WRITTEN PROBLEM:
Copy out exactly the lines from the first line of the material below through the line containing "from matplotlib.lines import Line2D", and nothing beyond them.

··· MATERIAL SHOWN

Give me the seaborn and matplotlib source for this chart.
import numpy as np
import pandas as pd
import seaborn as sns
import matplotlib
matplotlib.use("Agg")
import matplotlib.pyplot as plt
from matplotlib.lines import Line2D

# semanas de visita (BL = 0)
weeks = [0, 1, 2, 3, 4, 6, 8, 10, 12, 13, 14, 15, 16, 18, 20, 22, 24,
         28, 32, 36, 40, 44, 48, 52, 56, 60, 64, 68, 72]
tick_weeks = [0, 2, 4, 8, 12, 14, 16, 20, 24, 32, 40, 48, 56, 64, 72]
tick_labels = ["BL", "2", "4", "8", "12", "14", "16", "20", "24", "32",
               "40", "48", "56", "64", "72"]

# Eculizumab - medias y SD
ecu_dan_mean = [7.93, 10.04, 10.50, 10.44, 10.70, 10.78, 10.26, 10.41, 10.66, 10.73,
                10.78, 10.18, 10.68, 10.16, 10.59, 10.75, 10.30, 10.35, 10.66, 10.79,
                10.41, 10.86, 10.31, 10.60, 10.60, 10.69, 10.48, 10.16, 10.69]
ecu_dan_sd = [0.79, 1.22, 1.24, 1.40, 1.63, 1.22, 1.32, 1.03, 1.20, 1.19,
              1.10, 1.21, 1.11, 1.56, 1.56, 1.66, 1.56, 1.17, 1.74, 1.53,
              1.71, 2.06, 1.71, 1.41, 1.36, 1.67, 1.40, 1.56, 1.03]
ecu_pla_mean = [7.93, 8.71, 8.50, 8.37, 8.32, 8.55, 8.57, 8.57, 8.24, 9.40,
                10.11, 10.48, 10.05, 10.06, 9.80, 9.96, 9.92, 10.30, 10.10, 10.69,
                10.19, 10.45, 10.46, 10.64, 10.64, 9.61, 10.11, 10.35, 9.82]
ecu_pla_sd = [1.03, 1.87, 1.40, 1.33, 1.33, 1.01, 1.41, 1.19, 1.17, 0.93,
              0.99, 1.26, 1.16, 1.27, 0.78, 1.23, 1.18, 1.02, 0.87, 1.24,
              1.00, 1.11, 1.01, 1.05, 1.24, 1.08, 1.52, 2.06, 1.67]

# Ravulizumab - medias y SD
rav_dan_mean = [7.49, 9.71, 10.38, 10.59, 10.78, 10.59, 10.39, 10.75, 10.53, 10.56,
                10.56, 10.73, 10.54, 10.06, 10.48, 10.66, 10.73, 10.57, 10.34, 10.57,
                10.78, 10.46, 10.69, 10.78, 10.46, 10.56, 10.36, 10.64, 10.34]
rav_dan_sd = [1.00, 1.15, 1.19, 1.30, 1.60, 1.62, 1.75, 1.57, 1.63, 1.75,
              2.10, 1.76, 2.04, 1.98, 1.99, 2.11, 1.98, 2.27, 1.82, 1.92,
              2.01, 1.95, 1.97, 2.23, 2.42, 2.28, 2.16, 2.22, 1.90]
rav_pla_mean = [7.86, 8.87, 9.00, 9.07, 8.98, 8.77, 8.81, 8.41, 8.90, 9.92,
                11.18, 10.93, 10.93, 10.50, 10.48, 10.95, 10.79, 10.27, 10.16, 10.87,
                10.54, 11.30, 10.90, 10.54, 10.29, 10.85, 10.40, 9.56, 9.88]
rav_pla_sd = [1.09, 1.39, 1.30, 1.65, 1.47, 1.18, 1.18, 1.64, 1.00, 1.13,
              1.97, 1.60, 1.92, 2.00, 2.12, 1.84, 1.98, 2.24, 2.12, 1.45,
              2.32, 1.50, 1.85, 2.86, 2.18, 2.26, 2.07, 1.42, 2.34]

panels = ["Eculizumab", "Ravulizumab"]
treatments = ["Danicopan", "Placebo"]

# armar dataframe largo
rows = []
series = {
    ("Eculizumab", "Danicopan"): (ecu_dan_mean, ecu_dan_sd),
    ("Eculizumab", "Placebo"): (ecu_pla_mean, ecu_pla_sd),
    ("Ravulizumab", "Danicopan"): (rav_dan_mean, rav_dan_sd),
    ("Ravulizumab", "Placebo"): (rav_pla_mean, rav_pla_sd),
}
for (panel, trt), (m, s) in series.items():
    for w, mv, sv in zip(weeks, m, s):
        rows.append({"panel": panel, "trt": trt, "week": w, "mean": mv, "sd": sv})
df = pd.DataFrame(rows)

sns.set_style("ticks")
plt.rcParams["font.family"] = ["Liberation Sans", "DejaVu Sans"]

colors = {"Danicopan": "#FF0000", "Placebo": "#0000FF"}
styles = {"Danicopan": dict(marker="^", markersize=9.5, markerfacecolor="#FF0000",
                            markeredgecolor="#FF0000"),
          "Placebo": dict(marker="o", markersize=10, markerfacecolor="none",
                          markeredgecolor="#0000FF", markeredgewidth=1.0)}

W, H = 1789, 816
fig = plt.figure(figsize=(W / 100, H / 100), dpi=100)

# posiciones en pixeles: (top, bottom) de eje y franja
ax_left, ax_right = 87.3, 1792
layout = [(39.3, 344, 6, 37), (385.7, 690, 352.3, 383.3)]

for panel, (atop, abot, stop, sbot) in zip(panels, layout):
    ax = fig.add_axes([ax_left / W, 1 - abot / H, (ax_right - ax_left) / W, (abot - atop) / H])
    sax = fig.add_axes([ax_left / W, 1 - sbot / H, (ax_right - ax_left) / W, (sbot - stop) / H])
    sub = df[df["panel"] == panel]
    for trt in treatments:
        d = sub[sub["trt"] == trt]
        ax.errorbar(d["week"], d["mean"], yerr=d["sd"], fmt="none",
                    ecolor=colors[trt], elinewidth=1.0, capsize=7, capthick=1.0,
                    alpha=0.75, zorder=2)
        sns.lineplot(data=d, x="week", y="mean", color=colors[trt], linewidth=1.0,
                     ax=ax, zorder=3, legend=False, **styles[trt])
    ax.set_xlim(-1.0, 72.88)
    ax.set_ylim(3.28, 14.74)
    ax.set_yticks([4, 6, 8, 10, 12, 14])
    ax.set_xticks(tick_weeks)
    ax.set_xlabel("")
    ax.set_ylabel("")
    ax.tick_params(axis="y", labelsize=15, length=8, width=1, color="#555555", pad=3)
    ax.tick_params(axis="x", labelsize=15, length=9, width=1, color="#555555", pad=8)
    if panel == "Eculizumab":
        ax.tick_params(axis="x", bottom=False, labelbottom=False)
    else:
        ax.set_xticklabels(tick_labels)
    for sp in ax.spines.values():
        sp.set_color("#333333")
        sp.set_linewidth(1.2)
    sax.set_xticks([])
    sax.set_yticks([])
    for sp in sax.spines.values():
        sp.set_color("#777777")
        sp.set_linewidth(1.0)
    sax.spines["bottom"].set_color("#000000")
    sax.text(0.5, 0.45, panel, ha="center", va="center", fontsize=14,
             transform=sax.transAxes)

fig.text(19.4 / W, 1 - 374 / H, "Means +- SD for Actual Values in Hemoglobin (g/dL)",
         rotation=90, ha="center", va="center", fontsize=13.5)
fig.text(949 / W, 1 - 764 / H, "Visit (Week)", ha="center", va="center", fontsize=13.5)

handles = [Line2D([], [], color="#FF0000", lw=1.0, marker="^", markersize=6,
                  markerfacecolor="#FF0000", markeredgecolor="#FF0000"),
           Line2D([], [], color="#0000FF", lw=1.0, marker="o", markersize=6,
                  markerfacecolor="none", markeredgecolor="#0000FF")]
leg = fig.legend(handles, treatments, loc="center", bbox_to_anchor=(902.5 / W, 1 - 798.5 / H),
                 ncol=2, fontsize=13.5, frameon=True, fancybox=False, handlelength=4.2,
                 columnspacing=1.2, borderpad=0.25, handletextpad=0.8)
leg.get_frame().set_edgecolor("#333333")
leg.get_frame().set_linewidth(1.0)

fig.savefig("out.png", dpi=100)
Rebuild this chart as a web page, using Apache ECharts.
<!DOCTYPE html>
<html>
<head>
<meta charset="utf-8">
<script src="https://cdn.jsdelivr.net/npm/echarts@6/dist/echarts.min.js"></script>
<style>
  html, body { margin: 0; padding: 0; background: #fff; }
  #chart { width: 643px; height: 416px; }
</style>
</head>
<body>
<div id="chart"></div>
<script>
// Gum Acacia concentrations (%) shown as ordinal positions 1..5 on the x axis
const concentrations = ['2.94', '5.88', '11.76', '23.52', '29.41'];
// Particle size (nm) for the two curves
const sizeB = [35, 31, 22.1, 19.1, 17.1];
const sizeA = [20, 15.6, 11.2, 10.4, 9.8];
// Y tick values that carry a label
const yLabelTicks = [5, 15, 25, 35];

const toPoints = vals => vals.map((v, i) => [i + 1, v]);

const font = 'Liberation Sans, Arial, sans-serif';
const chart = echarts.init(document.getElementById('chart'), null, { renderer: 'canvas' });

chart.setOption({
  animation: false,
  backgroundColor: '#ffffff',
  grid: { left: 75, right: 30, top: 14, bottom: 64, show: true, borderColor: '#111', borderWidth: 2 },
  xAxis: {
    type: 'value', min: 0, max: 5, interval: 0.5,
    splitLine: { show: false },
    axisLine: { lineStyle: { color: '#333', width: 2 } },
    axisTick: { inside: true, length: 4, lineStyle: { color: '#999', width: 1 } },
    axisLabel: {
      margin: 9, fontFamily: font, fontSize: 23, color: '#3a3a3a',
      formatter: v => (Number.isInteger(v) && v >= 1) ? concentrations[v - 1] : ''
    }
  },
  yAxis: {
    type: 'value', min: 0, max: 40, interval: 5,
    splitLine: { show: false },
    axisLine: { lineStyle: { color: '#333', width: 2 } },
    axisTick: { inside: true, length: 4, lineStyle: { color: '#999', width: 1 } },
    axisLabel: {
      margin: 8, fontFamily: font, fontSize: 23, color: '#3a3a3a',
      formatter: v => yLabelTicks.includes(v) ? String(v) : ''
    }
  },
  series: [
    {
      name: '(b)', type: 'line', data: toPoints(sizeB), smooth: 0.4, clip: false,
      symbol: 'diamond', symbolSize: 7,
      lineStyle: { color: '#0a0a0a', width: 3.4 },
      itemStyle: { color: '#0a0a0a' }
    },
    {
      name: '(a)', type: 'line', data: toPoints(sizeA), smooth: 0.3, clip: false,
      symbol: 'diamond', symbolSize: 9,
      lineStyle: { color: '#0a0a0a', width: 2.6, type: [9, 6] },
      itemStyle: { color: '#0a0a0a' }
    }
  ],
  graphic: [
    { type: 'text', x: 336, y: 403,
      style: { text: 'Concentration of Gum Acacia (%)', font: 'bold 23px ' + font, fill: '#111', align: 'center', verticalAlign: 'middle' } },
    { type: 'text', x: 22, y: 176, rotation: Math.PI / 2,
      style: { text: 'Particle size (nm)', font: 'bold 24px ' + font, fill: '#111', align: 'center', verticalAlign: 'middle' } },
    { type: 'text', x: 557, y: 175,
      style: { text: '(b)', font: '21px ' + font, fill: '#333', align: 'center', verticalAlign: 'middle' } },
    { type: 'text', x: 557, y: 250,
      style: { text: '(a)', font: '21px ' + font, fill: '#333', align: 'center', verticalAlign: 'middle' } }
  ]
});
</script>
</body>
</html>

······

SOLVED PROBLEM:
Give me the seaborn and matplotlib source for this chart.
import numpy as np
import pandas as pd
import seaborn as sns
import matplotlib
matplotlib.use("Agg")
import matplotlib.pyplot as plt
from matplotlib.lines import Line2D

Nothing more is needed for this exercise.